Written instruction -> Output the material word for word. Leave each picture out.

------------------------------------------------------------

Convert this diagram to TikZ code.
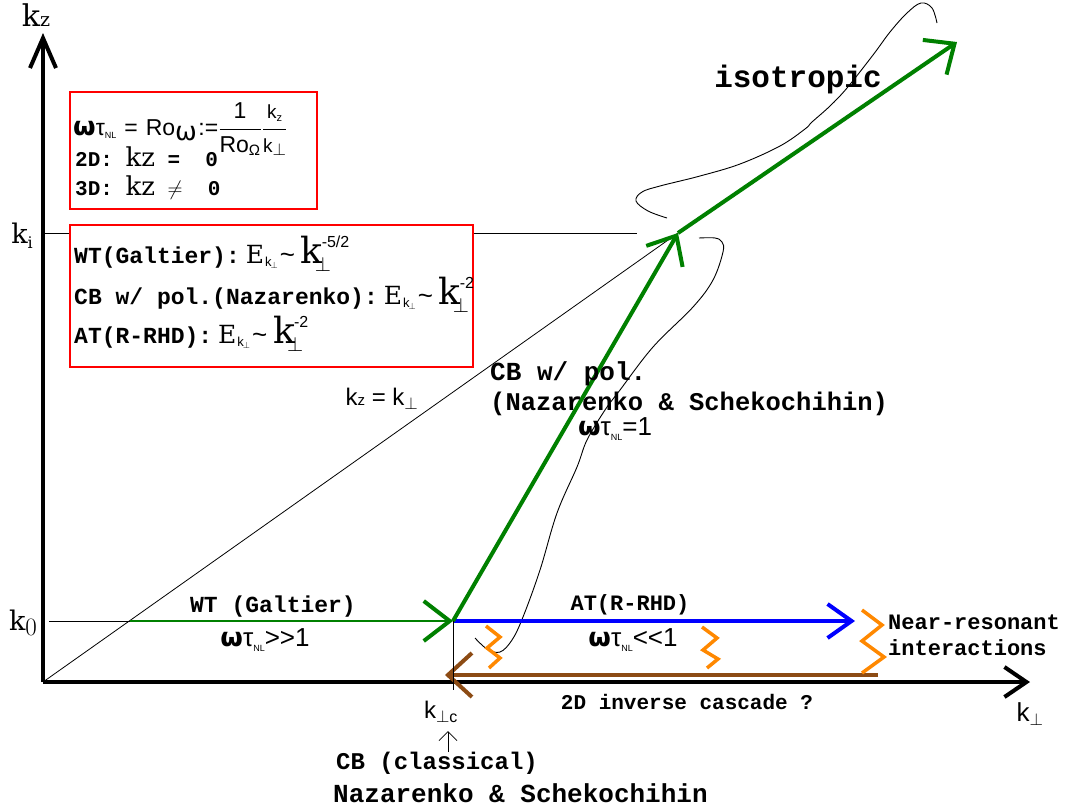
\documentclass[tikz,border=0pt]{standalone}
\usepackage{fontspec}
\usetikzlibrary{arrows.meta}
\newfontfamily\courfont{Liberation Mono}
\newfontfamily\arialfont{Liberation Sans}
\newfontfamily\dvsfont{DejaVu Sans}
\newfontfamily\serfont{DejaVu Serif}
\definecolor{wtgreen}{RGB}{0,128,0}
\definecolor{nrorange}{RGB}{255,136,0}
\definecolor{icbrown}{RGB}{140,75,20}
\newcommand{\fsz}[1]{\fontsize{#1}{#1}\selectfont}
\newcommand{\omtau}{{\dvsfont\bfseries\fsz{26}ω}{\arialfont τ}\raisebox{-0.3ex}{\arialfont\fsz{9}NL}}
\newcommand{\espec}[1]{{\mdseries\kern6pt{\serfont\fsz{25}E}\kern1pt\raisebox{-3pt}{\arialfont\fsz{13}k\kern-1pt\raisebox{-2pt}{\fsz{9}$\perp$}}\kern2pt{\arialfont\fsz{26}\textasciitilde}\kern6pt{\serfont\fsz{36}k}\kern-8pt\rlap{\raisebox{-8pt}{\fsz{20}$\perp$}}\kern7pt\raisebox{16pt}{\arialfont\fsz{16}#1}}}

\tikzset{
  axisline/.style={line width=3.5pt},
  thinline/.style={line width=0.8pt},
  handcurve/.style={line width=0.9pt, smooth, tension=0.6},
  redbox/.style={draw=red, line width=2pt, fill=white},
  wtarrow/.style={wtgreen, line width=2.5pt, -{Straight Barb[length=26pt,width=40pt,line width=4pt]}},
  cbarrow/.style={wtgreen, line width=4pt, -{Straight Barb[length=24pt,width=42pt,line width=4pt]}},
  atarrow/.style={blue, line width=3.5pt, -{Straight Barb[length=24pt,width=34pt,line width=4pt]}},
  icarrow/.style={icbrown, line width=4pt, -{Straight Barb[length=24pt,width=44pt,line width=4pt]}},
  zigzag/.style={nrorange, line width=3.5pt, line join=miter},
  monolbl/.style={font=\courfont\bfseries\fsz{#1}, inner sep=0pt},
  sanslbl/.style={font=\arialfont\fsz{#1}, inner sep=0pt}
}

\begin{document}
\begin{tikzpicture}[x=1pt,y=-1pt]
  \useasboundingbox (0,0) rectangle (1070,809);

  % axes
  \coordinate (O) at (43,682);
  \coordinate (ztop) at (43,33);
  \coordinate (xend) at (1030,682);
  \draw[axisline, -{Straight Barb[length=30pt,width=26pt,line width=4pt]}] (O) -- (ztop);
  \draw[axisline, -{Straight Barb[length=22pt,width=30pt,line width=4pt]}] (O) -- (xend);

  \node[font=\serfont, inner sep=0pt] (kzlbl) at (36,15) {\fsz{30}k\fsz{19}z};
  \node[sanslbl=26] (kplbl) at (1030,714) {k$_{\perp}$};

  % levels k_0 and k_i
  \coordinate (k0) at (130,621);
  \coordinate (kc) at (453,621);
  \coordinate (ki) at (678,233);
  \coordinate (iso) at (957,42);
  \draw[thinline] (45,233) -- (637,233);
  \draw[thinline] (49,621) -- (k0);
  \draw[thinline] (O) -- (ki);
  \node[font=\serfont, inner sep=0pt] (kilbl) at (22,236) {\fsz{27}k\raisebox{-5pt}{\fsz{16}i}};
  \node[font=\serfont, inner sep=0pt] (k0lbl) at (23,623) {\fsz{27}k\raisebox{-5pt}{\rmfamily\fsz{25}0}};

  % hand drawn curves
  \draw[handcurve] plot coordinates {(475,638) (487,649) (500,652) (512,640) (523,617) (540,570) (557,513)
    (577,467) (587,440) (605,410) (620,390) (653,347) (693,307) (713,280) (723,252) (722,242) (715,238) (699,238)};
  \draw[handcurve] plot coordinates {(667,218) (648,211) (636,201) (642,192) (660,186) (700,176) (740,164)
    (780,146) (805,129) (812,122) (830,106) (847,88) (873,55) (890,32) (907,13) (921,3) (932,8) (937,23)};

  % cascades
  \draw[wtarrow] (k0) -- (kc);
  \draw[atarrow] (kc) -- (855,621);
  \draw[cbarrow] (kc) -- (ki);
  \draw[cbarrow] (ki) -- (iso);
  \draw[icarrow] (878,675) -- (445,675);
  \draw[thinline] (kc) -- (453,690);

  % near-resonant zigzags
  \draw[zigzag] (486,626) -- (500,637) -- (487,648) -- (500,658) -- (489,668);
  \draw[zigzag] (702,627) -- (717,638) -- (703,650) -- (718,659) -- (707,668);
  \draw[zigzag] (862,610) -- (882,625) -- (862,641) -- (884,657) -- (862,673);

  % arrow labels
  \node[monolbl=23] (wtlbl) at (273,607) {WT (Galtier)};
  \node[sanslbl=26] (wtreg) at (265,640) {\omtau>>1};
  \node[monolbl=22] (atlbl) at (630,605) {AT(R-RHD)};
  \node[sanslbl=26] (atreg) at (633,640) {\omtau<<1};
  \node[monolbl=22, anchor=west] (nrlbl1) at (888,622) {Near-resonant};
  \node[monolbl=22, anchor=west] (nrlbl2) at (888,648) {interactions};
  \node[monolbl=21] (iclbl) at (687,702) {2D inverse cascade ?};
  \node[monolbl=26, anchor=west] (cblbl1) at (490,374) {CB w/ pol.};
  \node[monolbl=25.5, anchor=west] (cblbl2) at (490,404) {(Nazarenko \& Schekochihin)};
  \node[sanslbl=26] (cbreg) at (615,429) {\omtau=1};
  \node[sanslbl=24] (diaglbl) at (382,399) {k{\fsz{15}z} = k$_{\perp}$};
  \node[monolbl=31] (isolbl) at (798,79) {isotropic};

  % k_perp,c and classical CB
  \node[sanslbl=24] (kclbl) at (441,712) {k$_{\perp\mbox{\arialfont\fsz{16}c}}$};
  \draw[thinline, -{Straight Barb[length=9pt,width=18pt,line width=0.8pt]}] (448,752) -- (448,731);
  \node[monolbl=24, anchor=west] (cclbl1) at (336,763) {CB (classical)};
  \node[monolbl=26, anchor=west] (cclbl2) at (333,793) {Nazarenko \& Schekochihin};

  % parameter box
  \draw[redbox] (70,92) rectangle (317,209);
  \node[anchor=base west, inner sep=0pt, font=\arialfont\fsz{23}] (rodef) at (73,135)
    {\omtau{}\kern8pt=\kern8pt Ro$_{\mbox{\dvsfont\fsz{26}ω}}$\kern1pt:=$\displaystyle\frac{\mbox{\kern6pt1\kern6pt}}{\mbox{Ro}_{\mbox{\fsz{15}Ω}}}\frac{\mbox{\fsz{19}k}_{\mbox{\fsz{11}z}}}{\mbox{\fsz{19}k}_{\perp}}$};
  \node[anchor=base west, inner sep=0pt, font=\courfont\bfseries\fsz{21}] (twod) at (75,166)
    {2D: {\serfont\mdseries\fsz{26}kz}~=~~0};
  \node[anchor=base west, inner sep=0pt, font=\courfont\bfseries\fsz{21}] (threed) at (75,195)
    {3D: {\serfont\mdseries\fsz{26}kz}~$\neq$~~0};

  % spectra box
  \draw[redbox] (70,225) rectangle (473,367);
  \node[anchor=base west, monolbl=23] (wtspec) at (74,263) {WT(Galtier):\espec{-5/2}};
  \node[anchor=base west, monolbl=23] (cbspec) at (74,304) {CB w/ pol.(Nazarenko):\espec{-2}};
  \node[anchor=base west, monolbl=23] (atspec) at (74,343) {AT(R-RHD):\espec{-2}};
\end{tikzpicture}
\end{document}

------------------------------------------------------------

Answer to this problem ->
Convert this diagram to TikZ code.
\documentclass[tikz,border=0pt]{standalone}
\usepackage{fontspec}
\usetikzlibrary{arrows.meta}
\newfontfamily\courfont{Liberation Mono}
\newfontfamily\arialfont{Liberation Sans}
\newfontfamily\dvsfont{DejaVu Sans}
\newfontfamily\serfont{DejaVu Serif}
\definecolor{wtgreen}{RGB}{0,128,0}
\definecolor{nrorange}{RGB}{255,136,0}
\definecolor{icbrown}{RGB}{140,75,20}
\newcommand{\fsz}[1]{\fontsize{#1}{#1}\selectfont}
\newcommand{\omtau}{{\dvsfont\bfseries\fsz{26}ω}{\arialfont τ}\raisebox{-0.3ex}{\arialfont\fsz{9}NL}}
\newcommand{\espec}[1]{{\mdseries\kern6pt{\serfont\fsz{25}E}\kern1pt\raisebox{-3pt}{\arialfont\fsz{13}k\kern-1pt\raisebox{-2pt}{\fsz{9}$\perp$}}\kern2pt{\arialfont\fsz{26}\textasciitilde}\kern6pt{\serfont\fsz{36}k}\kern-8pt\rlap{\raisebox{-8pt}{\fsz{20}$\perp$}}\kern7pt\raisebox{16pt}{\arialfont\fsz{16}#1}}}

\tikzset{
  axisline/.style={line width=3.5pt},
  thinline/.style={line width=0.8pt},
  handcurve/.style={line width=0.9pt, smooth, tension=0.6},
  redbox/.style={draw=red, line width=2pt, fill=white},
  wtarrow/.style={wtgreen, line width=2.5pt, -{Straight Barb[length=26pt,width=40pt,line width=4pt]}},
  cbarrow/.style={wtgreen, line width=4pt, -{Straight Barb[length=24pt,width=42pt,line width=4pt]}},
  atarrow/.style={blue, line width=3.5pt, -{Straight Barb[length=24pt,width=34pt,line width=4pt]}},
  icarrow/.style={icbrown, line width=4pt, -{Straight Barb[length=24pt,width=44pt,line width=4pt]}},
  zigzag/.style={nrorange, line width=3.5pt, line join=miter},
  monolbl/.style={font=\courfont\bfseries\fsz{#1}, inner sep=0pt},
  sanslbl/.style={font=\arialfont\fsz{#1}, inner sep=0pt}
}

\begin{document}
\begin{tikzpicture}[x=1pt,y=-1pt]
  \useasboundingbox (0,0) rectangle (1070,809);

  % axes
  \coordinate (O) at (43,682);
  \coordinate (ztop) at (43,33);
  \coordinate (xend) at (1030,682);
  \draw[axisline, -{Straight Barb[length=30pt,width=26pt,line width=4pt]}] (O) -- (ztop);
  \draw[axisline, -{Straight Barb[length=22pt,width=30pt,line width=4pt]}] (O) -- (xend);

  \node[font=\serfont, inner sep=0pt] (kzlbl) at (36,15) {\fsz{30}k\fsz{19}z};
  \node[sanslbl=26] (kplbl) at (1030,714) {k$_{\perp}$};

  % levels k_0 and k_i
  \coordinate (k0) at (130,621);
  \coordinate (kc) at (453,621);
  \coordinate (ki) at (678,233);
  \coordinate (iso) at (957,42);
  \draw[thinline] (45,233) -- (637,233);
  \draw[thinline] (49,621) -- (k0);
  \draw[thinline] (O) -- (ki);
  \node[font=\serfont, inner sep=0pt] (kilbl) at (22,236) {\fsz{27}k\raisebox{-5pt}{\fsz{16}i}};
  \node[font=\serfont, inner sep=0pt] (k0lbl) at (23,623) {\fsz{27}k\raisebox{-5pt}{\rmfamily\fsz{25}0}};

  % hand drawn curves
  \draw[handcurve] plot coordinates {(475,638) (487,649) (500,652) (512,640) (523,617) (540,570) (557,513)
    (577,467) (587,440) (605,410) (620,390) (653,347) (693,307) (713,280) (723,252) (722,242) (715,238) (699,238)};
  \draw[handcurve] plot coordinates {(667,218) (648,211) (636,201) (642,192) (660,186) (700,176) (740,164)
    (780,146) (805,129) (812,122) (830,106) (847,88) (873,55) (890,32) (907,13) (921,3) (932,8) (937,23)};

  % cascades
  \draw[wtarrow] (k0) -- (kc);
  \draw[atarrow] (kc) -- (855,621);
  \draw[cbarrow] (kc) -- (ki);
  \draw[cbarrow] (ki) -- (iso);
  \draw[icarrow] (878,675) -- (445,675);
  \draw[thinline] (kc) -- (453,690);

  % near-resonant zigzags
  \draw[zigzag] (486,626) -- (500,637) -- (487,648) -- (500,658) -- (489,668);
  \draw[zigzag] (702,627) -- (717,638) -- (703,650) -- (718,659) -- (707,668);
  \draw[zigzag] (862,610) -- (882,625) -- (862,641) -- (884,657) -- (862,673);

  % arrow labels
  \node[monolbl=23] (wtlbl) at (273,607) {WT (Galtier)};
  \node[sanslbl=26] (wtreg) at (265,640) {\omtau>>1};
  \node[monolbl=22] (atlbl) at (630,605) {AT(R-RHD)};
  \node[sanslbl=26] (atreg) at (633,640) {\omtau<<1};
  \node[monolbl=22, anchor=west] (nrlbl1) at (888,622) {Near-resonant};
  \node[monolbl=22, anchor=west] (nrlbl2) at (888,648) {interactions};
  \node[monolbl=21] (iclbl) at (687,702) {2D inverse cascade ?};
  \node[monolbl=26, anchor=west] (cblbl1) at (490,374) {CB w/ pol.};
  \node[monolbl=25.5, anchor=west] (cblbl2) at (490,404) {(Nazarenko \& Schekochihin)};
  \node[sanslbl=26] (cbreg) at (615,429) {\omtau=1};
  \node[sanslbl=24] (diaglbl) at (382,399) {k{\fsz{15}z} = k$_{\perp}$};
  \node[monolbl=31] (isolbl) at (798,79) {isotropic};

  % k_perp,c and classical CB
  \node[sanslbl=24] (kclbl) at (441,712) {k$_{\perp\mbox{\arialfont\fsz{16}c}}$};
  \draw[thinline, -{Straight Barb[length=9pt,width=18pt,line width=0.8pt]}] (448,752) -- (448,731);
  \node[monolbl=24, anchor=west] (cclbl1) at (336,763) {CB (classical)};
  \node[monolbl=26, anchor=west] (cclbl2) at (333,793) {Nazarenko \& Schekochihin};

  % parameter box
  \draw[redbox] (70,92) rectangle (317,209);
  \node[anchor=base west, inner sep=0pt, font=\arialfont\fsz{23}] (rodef) at (73,135)
    {\omtau{}\kern8pt=\kern8pt Ro$_{\mbox{\dvsfont\fsz{26}ω}}$\kern1pt:=$\displaystyle\frac{\mbox{\kern6pt1\kern6pt}}{\mbox{Ro}_{\mbox{\fsz{15}Ω}}}\frac{\mbox{\fsz{19}k}_{\mbox{\fsz{11}z}}}{\mbox{\fsz{19}k}_{\perp}}$};
  \node[anchor=base west, inner sep=0pt, font=\courfont\bfseries\fsz{21}] (twod) at (75,166)
    {2D: {\serfont\mdseries\fsz{26}kz}~=~~0};
  \node[anchor=base west, inner sep=0pt, font=\courfont\bfseries\fsz{21}] (threed) at (75,195)
    {3D: {\serfont\mdseries\fsz{26}kz}~$\neq$~~0};

  % spectra box
  \draw[redbox] (70,225) rectangle (473,367);
  \node[anchor=base west, monolbl=23] (wtspec) at (74,263) {WT(Galtier):\espec{-5/2}};
  \node[anchor=base west, monolbl=23] (cbspec) at (74,304) {CB w/ pol.(Nazarenko):\espec{-2}};
  \node[anchor=base west, monolbl=23] (atspec) at (74,343) {AT(R-RHD):\espec{-2}};
\end{tikzpicture}
\end{document}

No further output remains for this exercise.